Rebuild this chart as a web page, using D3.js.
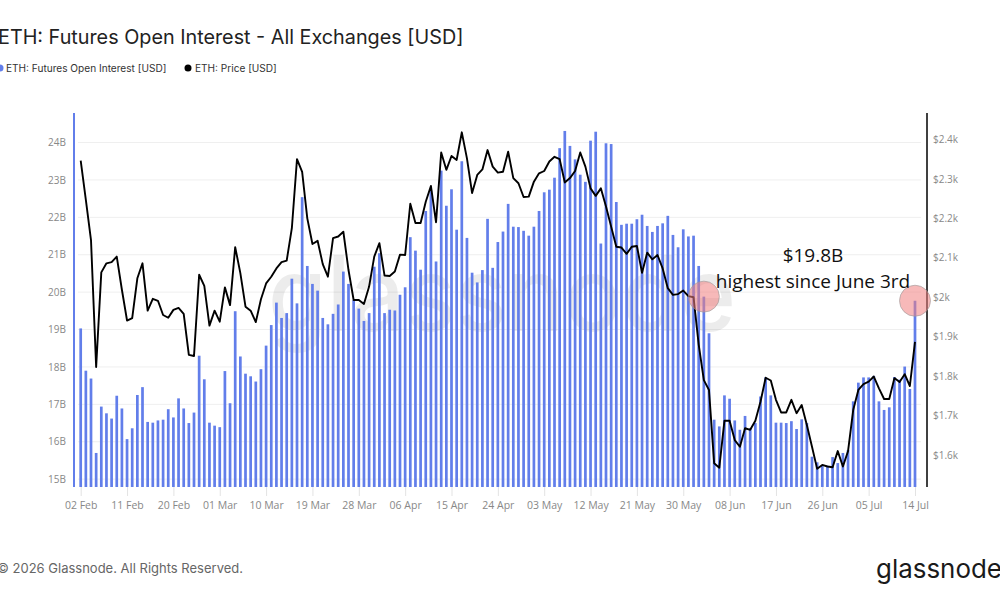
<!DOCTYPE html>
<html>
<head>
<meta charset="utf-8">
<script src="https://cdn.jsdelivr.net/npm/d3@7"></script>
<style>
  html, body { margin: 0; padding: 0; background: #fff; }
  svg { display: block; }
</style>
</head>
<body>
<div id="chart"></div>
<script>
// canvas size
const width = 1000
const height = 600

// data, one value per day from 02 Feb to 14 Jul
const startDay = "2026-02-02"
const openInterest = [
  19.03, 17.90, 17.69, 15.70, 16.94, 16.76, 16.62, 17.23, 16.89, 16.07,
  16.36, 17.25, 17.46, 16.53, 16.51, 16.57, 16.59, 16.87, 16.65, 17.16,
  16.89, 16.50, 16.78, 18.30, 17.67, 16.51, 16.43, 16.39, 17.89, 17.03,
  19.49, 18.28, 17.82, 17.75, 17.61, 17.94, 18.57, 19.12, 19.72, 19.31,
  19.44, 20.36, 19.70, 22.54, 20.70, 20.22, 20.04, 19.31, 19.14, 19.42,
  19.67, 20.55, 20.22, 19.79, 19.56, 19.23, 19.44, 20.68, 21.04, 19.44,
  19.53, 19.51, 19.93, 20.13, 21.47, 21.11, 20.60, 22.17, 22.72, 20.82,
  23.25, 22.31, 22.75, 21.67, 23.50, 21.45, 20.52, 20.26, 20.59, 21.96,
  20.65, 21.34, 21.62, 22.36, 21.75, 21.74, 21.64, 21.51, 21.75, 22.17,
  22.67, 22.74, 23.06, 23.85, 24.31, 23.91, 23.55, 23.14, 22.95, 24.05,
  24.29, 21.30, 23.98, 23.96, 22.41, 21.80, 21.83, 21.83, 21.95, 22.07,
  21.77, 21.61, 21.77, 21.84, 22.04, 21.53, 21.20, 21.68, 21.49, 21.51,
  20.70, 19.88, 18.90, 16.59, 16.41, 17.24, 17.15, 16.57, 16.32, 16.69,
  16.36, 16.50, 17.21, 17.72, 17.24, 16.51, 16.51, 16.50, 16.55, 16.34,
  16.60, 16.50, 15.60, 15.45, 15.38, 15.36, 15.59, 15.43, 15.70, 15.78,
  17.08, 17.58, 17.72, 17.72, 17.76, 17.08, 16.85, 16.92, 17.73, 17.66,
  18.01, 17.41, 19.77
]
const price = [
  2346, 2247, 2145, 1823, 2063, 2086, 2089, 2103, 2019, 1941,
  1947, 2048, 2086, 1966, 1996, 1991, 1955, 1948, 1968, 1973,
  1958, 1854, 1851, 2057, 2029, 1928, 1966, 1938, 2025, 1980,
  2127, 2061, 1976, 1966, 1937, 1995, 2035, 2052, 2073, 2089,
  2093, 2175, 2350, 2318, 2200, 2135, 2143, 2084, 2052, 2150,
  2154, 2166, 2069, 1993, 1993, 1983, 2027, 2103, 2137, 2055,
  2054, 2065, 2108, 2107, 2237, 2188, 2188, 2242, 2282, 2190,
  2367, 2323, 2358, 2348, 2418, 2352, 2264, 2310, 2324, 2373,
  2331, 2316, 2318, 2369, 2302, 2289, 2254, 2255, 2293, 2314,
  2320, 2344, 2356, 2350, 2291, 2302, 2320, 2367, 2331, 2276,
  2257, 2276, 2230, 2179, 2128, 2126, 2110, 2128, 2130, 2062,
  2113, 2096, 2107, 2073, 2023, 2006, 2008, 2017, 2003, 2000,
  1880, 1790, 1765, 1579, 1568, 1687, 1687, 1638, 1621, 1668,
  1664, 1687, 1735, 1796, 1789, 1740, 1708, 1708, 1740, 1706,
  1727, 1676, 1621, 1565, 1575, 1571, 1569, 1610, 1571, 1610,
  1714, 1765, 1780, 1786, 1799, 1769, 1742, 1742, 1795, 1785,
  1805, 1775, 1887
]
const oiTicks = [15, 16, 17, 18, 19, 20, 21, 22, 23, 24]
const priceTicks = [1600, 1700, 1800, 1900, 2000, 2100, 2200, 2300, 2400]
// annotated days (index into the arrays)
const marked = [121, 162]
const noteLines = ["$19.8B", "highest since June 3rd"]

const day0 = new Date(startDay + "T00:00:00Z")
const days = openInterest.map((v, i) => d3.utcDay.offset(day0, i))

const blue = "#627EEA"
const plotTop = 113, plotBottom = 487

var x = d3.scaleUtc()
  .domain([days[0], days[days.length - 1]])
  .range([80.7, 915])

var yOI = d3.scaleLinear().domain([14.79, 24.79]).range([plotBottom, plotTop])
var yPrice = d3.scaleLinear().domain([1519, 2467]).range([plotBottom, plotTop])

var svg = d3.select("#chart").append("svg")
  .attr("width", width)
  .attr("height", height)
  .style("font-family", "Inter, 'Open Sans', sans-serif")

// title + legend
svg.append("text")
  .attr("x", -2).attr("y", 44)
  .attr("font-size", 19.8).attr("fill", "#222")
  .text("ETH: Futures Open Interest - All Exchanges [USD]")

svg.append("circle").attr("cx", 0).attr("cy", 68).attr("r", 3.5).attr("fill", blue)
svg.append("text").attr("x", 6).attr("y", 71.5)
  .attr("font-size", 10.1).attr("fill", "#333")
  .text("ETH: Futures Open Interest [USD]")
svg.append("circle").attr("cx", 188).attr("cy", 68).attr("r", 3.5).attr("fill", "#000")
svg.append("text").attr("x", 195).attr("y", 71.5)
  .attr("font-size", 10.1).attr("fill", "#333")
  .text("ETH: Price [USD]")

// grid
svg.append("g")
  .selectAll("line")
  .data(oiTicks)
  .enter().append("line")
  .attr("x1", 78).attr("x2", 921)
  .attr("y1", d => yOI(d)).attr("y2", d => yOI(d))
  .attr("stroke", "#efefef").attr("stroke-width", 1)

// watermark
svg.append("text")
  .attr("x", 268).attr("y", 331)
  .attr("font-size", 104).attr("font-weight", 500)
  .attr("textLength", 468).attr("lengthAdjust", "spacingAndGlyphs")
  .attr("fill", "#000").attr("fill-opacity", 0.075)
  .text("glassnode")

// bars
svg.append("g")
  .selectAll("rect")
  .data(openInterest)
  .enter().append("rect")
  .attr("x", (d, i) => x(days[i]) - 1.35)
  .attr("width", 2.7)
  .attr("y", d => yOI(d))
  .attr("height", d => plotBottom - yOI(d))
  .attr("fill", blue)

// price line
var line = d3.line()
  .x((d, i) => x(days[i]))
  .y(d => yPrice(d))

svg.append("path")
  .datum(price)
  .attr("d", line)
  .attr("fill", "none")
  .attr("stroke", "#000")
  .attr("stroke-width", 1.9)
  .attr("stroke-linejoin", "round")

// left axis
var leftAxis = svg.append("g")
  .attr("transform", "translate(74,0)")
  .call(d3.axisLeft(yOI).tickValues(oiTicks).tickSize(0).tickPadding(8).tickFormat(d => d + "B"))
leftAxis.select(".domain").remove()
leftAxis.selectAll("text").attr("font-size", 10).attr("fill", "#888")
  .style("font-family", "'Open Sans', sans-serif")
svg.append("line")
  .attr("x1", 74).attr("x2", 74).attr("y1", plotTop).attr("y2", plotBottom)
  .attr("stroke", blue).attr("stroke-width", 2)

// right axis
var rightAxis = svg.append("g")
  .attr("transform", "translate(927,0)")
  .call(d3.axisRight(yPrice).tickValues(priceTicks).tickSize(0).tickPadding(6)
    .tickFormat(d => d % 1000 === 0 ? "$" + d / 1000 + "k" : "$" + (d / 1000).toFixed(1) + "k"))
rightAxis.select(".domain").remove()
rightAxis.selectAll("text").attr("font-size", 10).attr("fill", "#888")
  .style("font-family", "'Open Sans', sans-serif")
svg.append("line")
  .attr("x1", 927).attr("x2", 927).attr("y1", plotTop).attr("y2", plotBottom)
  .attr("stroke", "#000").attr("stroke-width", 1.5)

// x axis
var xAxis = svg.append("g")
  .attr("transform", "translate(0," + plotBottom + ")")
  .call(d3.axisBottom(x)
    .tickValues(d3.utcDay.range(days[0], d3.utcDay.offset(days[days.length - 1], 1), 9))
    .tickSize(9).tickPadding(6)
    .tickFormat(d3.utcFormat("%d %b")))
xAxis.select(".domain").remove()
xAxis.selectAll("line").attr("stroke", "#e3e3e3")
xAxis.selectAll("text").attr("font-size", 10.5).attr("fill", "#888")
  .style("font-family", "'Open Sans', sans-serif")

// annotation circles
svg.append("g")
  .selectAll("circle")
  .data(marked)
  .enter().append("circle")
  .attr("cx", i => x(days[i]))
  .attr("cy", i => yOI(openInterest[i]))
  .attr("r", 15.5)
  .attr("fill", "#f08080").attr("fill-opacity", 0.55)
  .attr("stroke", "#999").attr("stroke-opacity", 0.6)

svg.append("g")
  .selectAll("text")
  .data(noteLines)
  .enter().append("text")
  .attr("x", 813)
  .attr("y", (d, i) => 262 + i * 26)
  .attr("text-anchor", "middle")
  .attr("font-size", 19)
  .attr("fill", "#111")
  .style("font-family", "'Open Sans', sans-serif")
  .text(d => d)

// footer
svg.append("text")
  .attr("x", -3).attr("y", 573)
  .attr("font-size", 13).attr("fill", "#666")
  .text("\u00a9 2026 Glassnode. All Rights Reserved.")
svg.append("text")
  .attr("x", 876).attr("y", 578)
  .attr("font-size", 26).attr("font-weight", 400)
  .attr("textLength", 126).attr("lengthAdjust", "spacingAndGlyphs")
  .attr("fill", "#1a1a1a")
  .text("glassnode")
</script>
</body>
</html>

━━━

Reproduce the data above word for word from its first line through the line that holds "const height = 600", both ends included; skip pictures.

OUTPUT FOR THIS EXERCISE:
Rebuild this chart as a web page, using D3.js.
<!DOCTYPE html>
<html>
<head>
<meta charset="utf-8">
<script src="https://cdn.jsdelivr.net/npm/d3@7"></script>
<style>
  html, body { margin: 0; padding: 0; background: #fff; }
  svg { display: block; }
</style>
</head>
<body>
<div id="chart"></div>
<script>
// canvas size
const width = 1000
const height = 600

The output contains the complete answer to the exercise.